2. Side-Angle-Side (SAS) Similarity Theorem

The SAS similarity theorem provides another reliable method for establishing triangle similarity. It states:

If two sides of one triangle are proportional to two sides of another triangle and the included angles are congruent, then the triangles are similar.

Understanding the "included angle": The included angle is the angle formed by the two sides being compared. It's crucial that the proportional sides and the congruent angle are correctly positioned.

Example:

Consider triangles ΔABC and ΔDEF. If AB/DE = BC/EF and ∠B ≅ ∠E, then by the SAS similarity theorem, ΔABC ~ ΔDEF. Note that the angle is between the two proportional sides.

3. Side-Side-Side (SSS) Similarity Theorem

The SSS similarity theorem is the final major criterion for proving triangle similarity.
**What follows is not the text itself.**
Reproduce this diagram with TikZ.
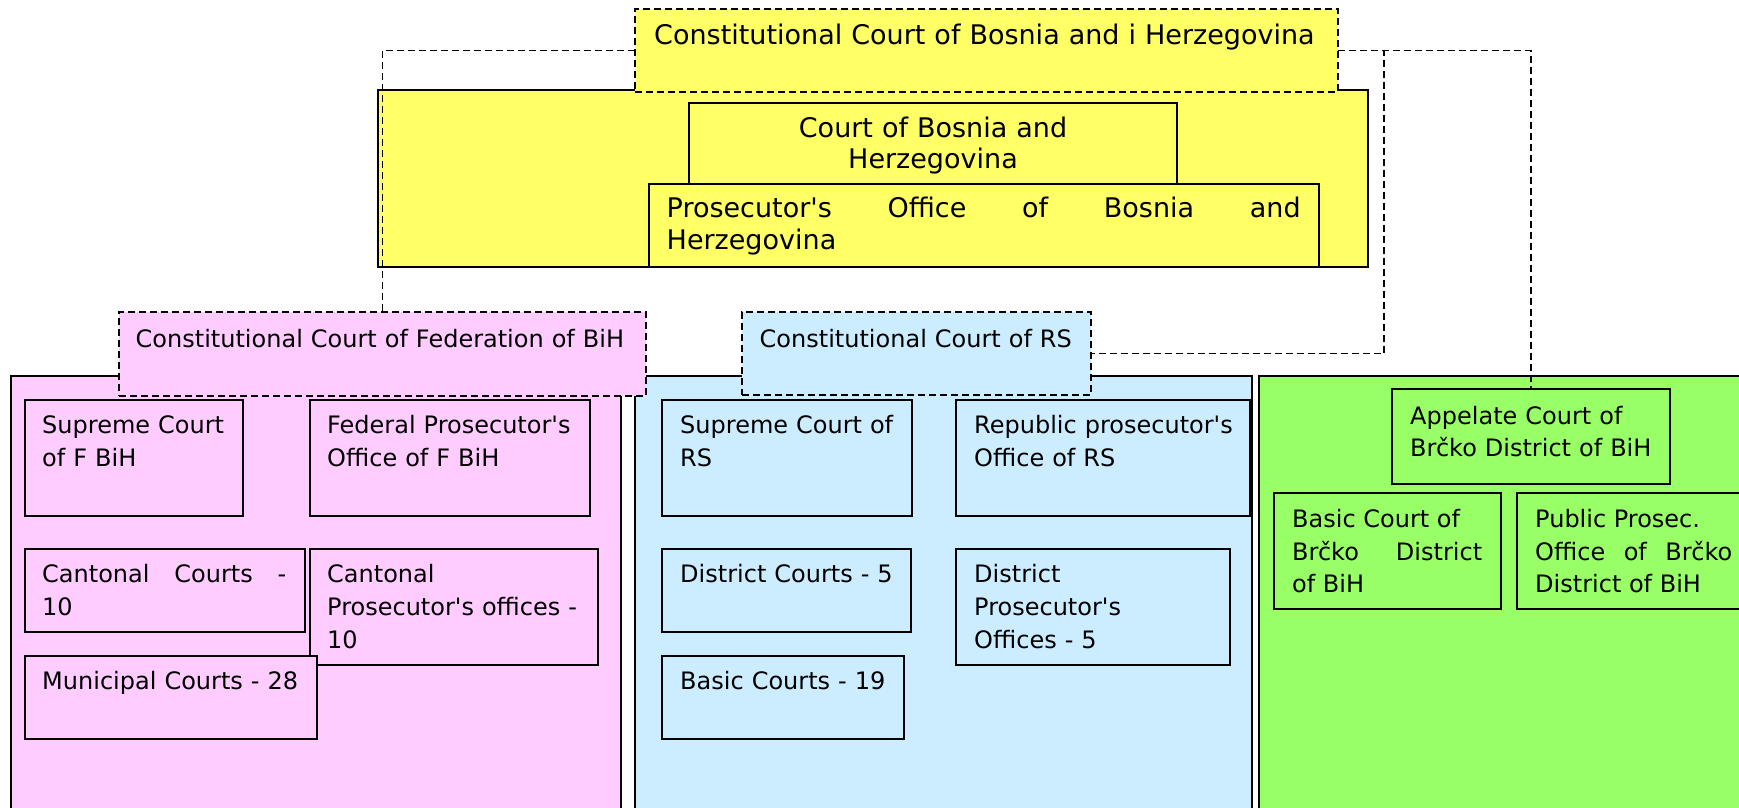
\documentclass[tikz,border=0pt]{standalone}
\usepackage{fontspec}
\setmainfont{DejaVu Sans}[Ligatures=TeXOff]
\tolerance=10000
\hyphenpenalty=10000
\definecolor{bihyellow}{HTML}{FFFF66}
\definecolor{fedpink}{HTML}{FFCCFF}
\definecolor{rsblue}{HTML}{CCECFF}
\definecolor{brcgreen}{HTML}{99FF66}
\tikzset{
  unit/.style={draw, line width=1.6pt, anchor=north west, inner sep=0pt, outer sep=0pt},
  constcourt/.style={unit, dash pattern=on 7pt off 4pt},
  txt/.style={anchor=base west, inner sep=0pt, align=left, font=\fontsize{24}{33}\selectfont},
  bigtxt/.style={txt, font=\fontsize{27}{31.7}\selectfont},
  gtxt/.style={txt, font=\fontsize{24}{32.5}\selectfont},
  link/.style={line width=1.6pt, dash pattern=on 7pt off 4pt}
}

\begin{document}
\begin{tikzpicture}[x=1pt, y=-1pt]
\useasboundingbox (0,0) rectangle (1739,807);
\clip (0,0) rectangle (1739,807);
% entities
\node[unit, fill=fedpink, minimum width=610, minimum height=460] (fed) at (11,376) {};
\node[unit, fill=rsblue, minimum width=617, minimum height=460] (rs) at (635,376) {};
\node[unit, fill=brcgreen, minimum width=500, minimum height=460] (brc) at (1259,376) {};

% federation
\node[unit, fill=fedpink, minimum width=218, minimum height=116] (supF) at (25,400) {};
\node[unit, fill=fedpink, minimum width=280, minimum height=116] (prosF) at (310,400) {};
\node[unit, fill=fedpink, minimum width=280, minimum height=83] (cantC) at (25,549) {};
\node[unit, fill=fedpink, minimum width=288, minimum height=116] (cantP) at (310,549) {};
\node[unit, fill=fedpink, minimum width=292, minimum height=83] (munC) at (25,656) {};
\node[txt, text width=200pt] (supF-t) at ([xshift=17pt, yshift=-33pt]supF.north west) {Supreme Court\\of F BiH};
\node[txt, text width=270pt] (prosF-t) at ([xshift=17pt, yshift=-33pt]prosF.north west) {Federal Prosecutor's\\Office of F BiH};
\node[txt, align=justify, text width=244pt] (cantC-t) at ([xshift=17pt, yshift=-33.5pt]cantC.north west) {Cantonal Courts -\linebreak 10};
\node[txt, text width=275pt] (cantP-t) at ([xshift=17pt, yshift=-33.5pt]cantP.north west) {Cantonal\\Prosecutor's offices -\\10};
\node[txt, text width=280pt] (munC-t) at ([xshift=17pt, yshift=-33.5pt]munC.north west) {Municipal Courts - 28};

% republika srpska
\node[unit, fill=rsblue, minimum width=250, minimum height=116] (supRS) at (662,400) {};
\node[unit, fill=rsblue, minimum width=294, minimum height=116] (prosRS) at (956,400) {};
\node[unit, fill=rsblue, minimum width=249, minimum height=83] (distC) at (662,549) {};
\node[unit, fill=rsblue, minimum width=274, minimum height=116] (distP) at (956,549) {};
\node[unit, fill=rsblue, minimum width=242, minimum height=83] (basC) at (662,656) {};
\node[txt, text width=240pt] (supRS-t) at ([xshift=18pt, yshift=-33pt]supRS.north west) {Supreme Court of\\RS};
\node[txt, text width=285pt] (prosRS-t) at ([xshift=18pt, yshift=-33pt]prosRS.north west) {Republic prosecutor's\\Office of RS};
\node[txt, text width=240pt] (distC-t) at ([xshift=18pt, yshift=-33.5pt]distC.north west) {District Courts - 5};
\node[txt, text width=260pt] (distP-t) at ([xshift=18pt, yshift=-33.5pt]distP.north west) {District\\Prosecutor's\\Offices - 5};
\node[txt, text width=230pt] (basC-t) at ([xshift=18pt, yshift=-33.5pt]basC.north west) {Basic Courts - 19};

% brcko district
\node[unit, fill=brcgreen, minimum width=278, minimum height=95] (app) at (1392,389) {};
\node[unit, fill=brcgreen, minimum width=227, minimum height=116] (basB) at (1274,493) {};
\node[unit, fill=brcgreen, minimum width=235, minimum height=116] (pubB) at (1517,493) {};
\node[gtxt, text width=270pt] (app-t) at ([xshift=18pt, yshift=-35pt]app.north west) {Appelate Court of\\Brčko District of BiH};
\node[gtxt, align=justify, text width=190pt] (basB-t) at ([xshift=18pt, yshift=-34.5pt]basB.north west) {Basic Court of\\Brčko District\linebreak of BiH};
\node[gtxt, align=justify, text width=197pt] (pubB-t) at ([xshift=18pt, yshift=-34.5pt]pubB.north west) {Public Prosec.\\Office of Brčko\linebreak District of BiH};

% state level
\node[unit, fill=bihyellow, minimum width=990, minimum height=177] (bih) at (378,90) {};
\node[unit, fill=bihyellow, minimum width=488, minimum height=82] (court) at (689,103) {};
\node[unit, fill=bihyellow, minimum width=670, minimum height=83] (pros) at (649,184) {};
\node[bigtxt, anchor=base, align=center, text width=488pt] (court-t) at ([yshift=-34pt]court.north) {Court of Bosnia and\\Herzegovina};
\node[bigtxt, align=justify, text width=634pt] (pros-t) at ([xshift=17.5pt, yshift=-33.4pt]pros.north west) {Prosecutor's Office of Bosnia and\linebreak Herzegovina};

% constitutional courts
\node[constcourt, fill=bihyellow, minimum width=703, minimum height=83] (cc) at (635,9) {};
\node[constcourt, fill=fedpink, minimum width=527, minimum height=84] (ccF) at (119,312) {};
\node[constcourt, fill=rsblue, minimum width=349, minimum height=83] (ccRS) at (742,312) {};
\node[bigtxt, text width=690pt] (cc-t) at ([xshift=19pt, yshift=-35.7pt]cc.north west) {Constitutional Court of Bosnia and i Herzegovina};
\node[txt, text width=510pt] (ccF-t) at ([xshift=16.5pt, yshift=-35pt]ccF.north west) {Constitutional Court of Federation of BiH};
\node[txt, text width=340pt] (ccRS-t) at ([xshift=17.5pt, yshift=-35pt]ccRS.north west) {Constitutional Court of RS};

% links
\draw[link] (cc.west) -| (ccF.north);
\draw[link] (cc.east) -| (app.north);
\draw[link] (cc.east) -- ++(46,0) |- (ccRS.east);
\end{tikzpicture}
\end{document}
It states:

If three sides of one triangle are proportional to three sides of another triangle, then the triangles are similar.

Example:

In triangles ΔABC and ΔDEF, if AB/DE = BC/EF = AC/DF, then by the SSS similarity theorem, ΔABC ~ ΔDEF. This means that the ratio of corresponding sides remains constant across all three pairs of sides.
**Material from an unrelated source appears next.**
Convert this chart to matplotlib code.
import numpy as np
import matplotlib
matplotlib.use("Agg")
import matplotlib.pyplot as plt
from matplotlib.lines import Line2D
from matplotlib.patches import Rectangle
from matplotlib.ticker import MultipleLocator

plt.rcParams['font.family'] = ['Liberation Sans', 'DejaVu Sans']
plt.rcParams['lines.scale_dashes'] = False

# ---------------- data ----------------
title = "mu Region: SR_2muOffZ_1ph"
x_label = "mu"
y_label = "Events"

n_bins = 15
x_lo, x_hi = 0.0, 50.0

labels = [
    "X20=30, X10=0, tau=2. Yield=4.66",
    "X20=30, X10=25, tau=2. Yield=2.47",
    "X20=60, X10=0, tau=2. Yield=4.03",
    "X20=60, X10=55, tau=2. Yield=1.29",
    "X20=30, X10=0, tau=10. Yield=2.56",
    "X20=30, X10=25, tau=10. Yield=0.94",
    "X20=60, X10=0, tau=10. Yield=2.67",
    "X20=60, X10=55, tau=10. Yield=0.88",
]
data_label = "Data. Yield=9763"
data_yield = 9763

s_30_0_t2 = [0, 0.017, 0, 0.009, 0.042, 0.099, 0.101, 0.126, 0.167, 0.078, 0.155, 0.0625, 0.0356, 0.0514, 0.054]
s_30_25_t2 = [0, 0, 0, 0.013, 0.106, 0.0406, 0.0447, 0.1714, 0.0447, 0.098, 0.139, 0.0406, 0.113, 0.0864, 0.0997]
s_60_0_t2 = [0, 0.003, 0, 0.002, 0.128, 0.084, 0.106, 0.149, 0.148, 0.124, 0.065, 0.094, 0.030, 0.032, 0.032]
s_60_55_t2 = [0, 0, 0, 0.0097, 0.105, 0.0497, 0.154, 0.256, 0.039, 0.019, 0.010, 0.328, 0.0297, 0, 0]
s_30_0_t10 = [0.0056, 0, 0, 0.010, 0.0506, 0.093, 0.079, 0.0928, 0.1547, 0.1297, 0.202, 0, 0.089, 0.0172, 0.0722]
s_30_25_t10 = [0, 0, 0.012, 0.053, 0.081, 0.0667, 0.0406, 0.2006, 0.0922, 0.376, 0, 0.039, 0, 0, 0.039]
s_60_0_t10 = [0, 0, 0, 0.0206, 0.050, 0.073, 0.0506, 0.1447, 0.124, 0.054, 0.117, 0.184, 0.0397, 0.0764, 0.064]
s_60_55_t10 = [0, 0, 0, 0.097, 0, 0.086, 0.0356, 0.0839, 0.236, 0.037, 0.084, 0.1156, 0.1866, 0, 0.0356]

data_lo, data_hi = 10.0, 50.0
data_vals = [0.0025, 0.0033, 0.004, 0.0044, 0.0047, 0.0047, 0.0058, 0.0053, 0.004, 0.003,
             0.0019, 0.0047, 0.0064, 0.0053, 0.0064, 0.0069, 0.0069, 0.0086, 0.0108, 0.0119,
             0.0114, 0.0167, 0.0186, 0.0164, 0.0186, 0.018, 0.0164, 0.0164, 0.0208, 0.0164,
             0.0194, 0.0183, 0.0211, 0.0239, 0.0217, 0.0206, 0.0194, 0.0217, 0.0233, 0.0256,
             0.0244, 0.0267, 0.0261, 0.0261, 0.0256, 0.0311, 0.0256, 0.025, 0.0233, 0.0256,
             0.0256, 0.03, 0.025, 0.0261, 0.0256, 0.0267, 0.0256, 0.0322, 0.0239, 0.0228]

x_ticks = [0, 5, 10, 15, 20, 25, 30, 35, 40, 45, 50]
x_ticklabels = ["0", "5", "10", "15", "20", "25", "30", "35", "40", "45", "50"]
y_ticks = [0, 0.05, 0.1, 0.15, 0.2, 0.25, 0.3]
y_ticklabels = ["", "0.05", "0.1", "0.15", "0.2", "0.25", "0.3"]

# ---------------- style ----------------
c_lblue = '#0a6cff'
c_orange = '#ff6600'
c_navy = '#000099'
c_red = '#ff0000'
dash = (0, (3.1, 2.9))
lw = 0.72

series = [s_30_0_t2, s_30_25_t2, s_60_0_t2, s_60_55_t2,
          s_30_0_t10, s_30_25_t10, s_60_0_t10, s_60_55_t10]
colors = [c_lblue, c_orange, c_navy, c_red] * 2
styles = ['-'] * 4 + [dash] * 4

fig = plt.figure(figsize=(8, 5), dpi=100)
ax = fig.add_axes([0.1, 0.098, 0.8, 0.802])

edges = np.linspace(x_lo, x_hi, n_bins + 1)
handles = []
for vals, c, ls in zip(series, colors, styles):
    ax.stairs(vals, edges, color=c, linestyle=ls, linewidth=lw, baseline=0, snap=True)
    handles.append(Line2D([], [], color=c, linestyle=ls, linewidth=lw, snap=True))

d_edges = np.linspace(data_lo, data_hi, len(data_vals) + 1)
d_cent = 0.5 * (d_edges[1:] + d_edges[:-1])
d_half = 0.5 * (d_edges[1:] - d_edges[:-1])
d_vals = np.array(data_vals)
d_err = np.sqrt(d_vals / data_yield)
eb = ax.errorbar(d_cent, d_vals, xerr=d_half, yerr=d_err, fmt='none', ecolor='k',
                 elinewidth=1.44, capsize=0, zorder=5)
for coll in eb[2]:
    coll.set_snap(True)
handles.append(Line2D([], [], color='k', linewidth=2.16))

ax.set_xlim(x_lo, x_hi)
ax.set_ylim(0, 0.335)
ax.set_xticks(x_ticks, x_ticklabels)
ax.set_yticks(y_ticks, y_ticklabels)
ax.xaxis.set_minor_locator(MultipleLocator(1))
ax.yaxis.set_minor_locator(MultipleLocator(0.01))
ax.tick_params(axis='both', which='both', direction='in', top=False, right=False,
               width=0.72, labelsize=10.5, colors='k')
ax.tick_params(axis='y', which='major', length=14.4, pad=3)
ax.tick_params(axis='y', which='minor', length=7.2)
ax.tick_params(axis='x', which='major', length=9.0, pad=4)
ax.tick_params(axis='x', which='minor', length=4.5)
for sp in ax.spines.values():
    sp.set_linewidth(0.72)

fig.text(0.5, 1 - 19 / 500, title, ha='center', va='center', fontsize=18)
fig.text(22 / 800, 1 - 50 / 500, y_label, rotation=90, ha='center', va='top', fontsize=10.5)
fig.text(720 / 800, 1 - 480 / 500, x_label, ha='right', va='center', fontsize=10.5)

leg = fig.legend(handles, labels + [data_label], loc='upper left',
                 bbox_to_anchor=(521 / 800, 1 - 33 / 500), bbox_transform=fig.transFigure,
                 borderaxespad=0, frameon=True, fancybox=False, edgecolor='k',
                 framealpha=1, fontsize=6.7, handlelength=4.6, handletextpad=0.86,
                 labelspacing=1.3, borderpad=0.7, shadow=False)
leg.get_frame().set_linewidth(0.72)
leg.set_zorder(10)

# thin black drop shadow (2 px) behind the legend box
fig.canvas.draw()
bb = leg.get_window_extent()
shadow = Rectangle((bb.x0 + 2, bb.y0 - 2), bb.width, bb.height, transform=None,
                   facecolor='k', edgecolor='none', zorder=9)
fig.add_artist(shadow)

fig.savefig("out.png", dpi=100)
Distinguishing Similarity from Congruence

It's vital to differentiate between similar and congruent triangles. While similar triangles share the same shape, congruent triangles are identical in both shape and size. Congruent triangles have congruent corresponding angles and congruent corresponding sides. Similarity implies proportionality of sides, while congruence implies equality of sides.

Applications of Similar Triangles

The concept of similar triangles has widespread applications in various fields, including:

• Surveying and Mapping: Similar triangles are used to measure inaccessible distances and heights, utilizing proportions to determine unknown lengths. For instance, surveyors use similar triangles to calculate the height of a tall building or the width of a river.
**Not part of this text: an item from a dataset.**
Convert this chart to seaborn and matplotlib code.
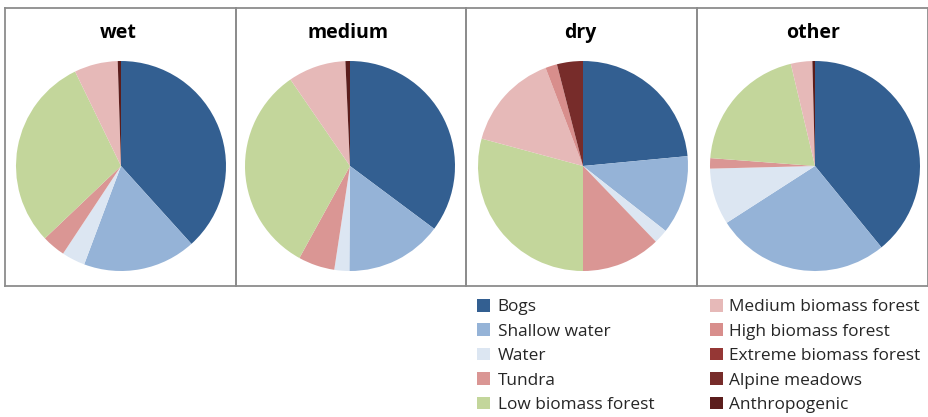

• Architecture and Engineering: The principles of similar triangles are applied in scaling blueprints and models. Architects and engineers use scaled drawings to represent larger structures, ensuring accurate proportions and facilitating efficient design.

• Computer Graphics and Image Processing: Similar triangles play a crucial role in computer graphics transformations, such as scaling, rotating, and transforming images. These transformations often involve proportional changes in lengths, maintaining the overall shape and similarity.

• Trigonometry: Many trigonometric identities and applications heavily rely on the properties of similar triangles. For example, the ratios of sides in right-angled triangles (sine, cosine, tangent) are directly related to the concept of similarity.

Advanced Concepts and Extensions

While the AA, SAS, and SSS criteria are the foundational principles, more advanced concepts build upon them. These include:

• Indirect Measurement: Employing similar triangles to indirectly measure distances or heights that are difficult or impossible to measure directly. This often involves creating similar triangles using shadows or other readily measurable distances.

• Geometric Proofs: Similar triangles form a cornerstone of many geometric proofs. Proving similarity allows for the derivation of other relationships between angles and sides within a given geometric configuration.

• Fractals: The concept of self-similarity, a characteristic of fractals, is directly related to similar triangles. Fractals exhibit patterns that repeat at different scales, showcasing the inherent relationship between similar triangles in their construction.

Conclusion

Understanding which pairs of triangles must be similar is essential for mastery of geometry. The AA, SAS, and SSS postulates and theorems provide clear and definitive criteria for establishing similarity. Recognizing these criteria allows for solving a wide range of geometric problems and opens doors to more advanced applications across various scientific and engineering disciplines. Remember to carefully analyze the given information and identify the appropriate criterion to prove similarity in each specific case. By grasping these core concepts, you'll unlock a deeper understanding of the fascinating world of geometry and its practical applications. The ability to confidently identify similar triangles is a valuable skill that will serve you well in your mathematical journey.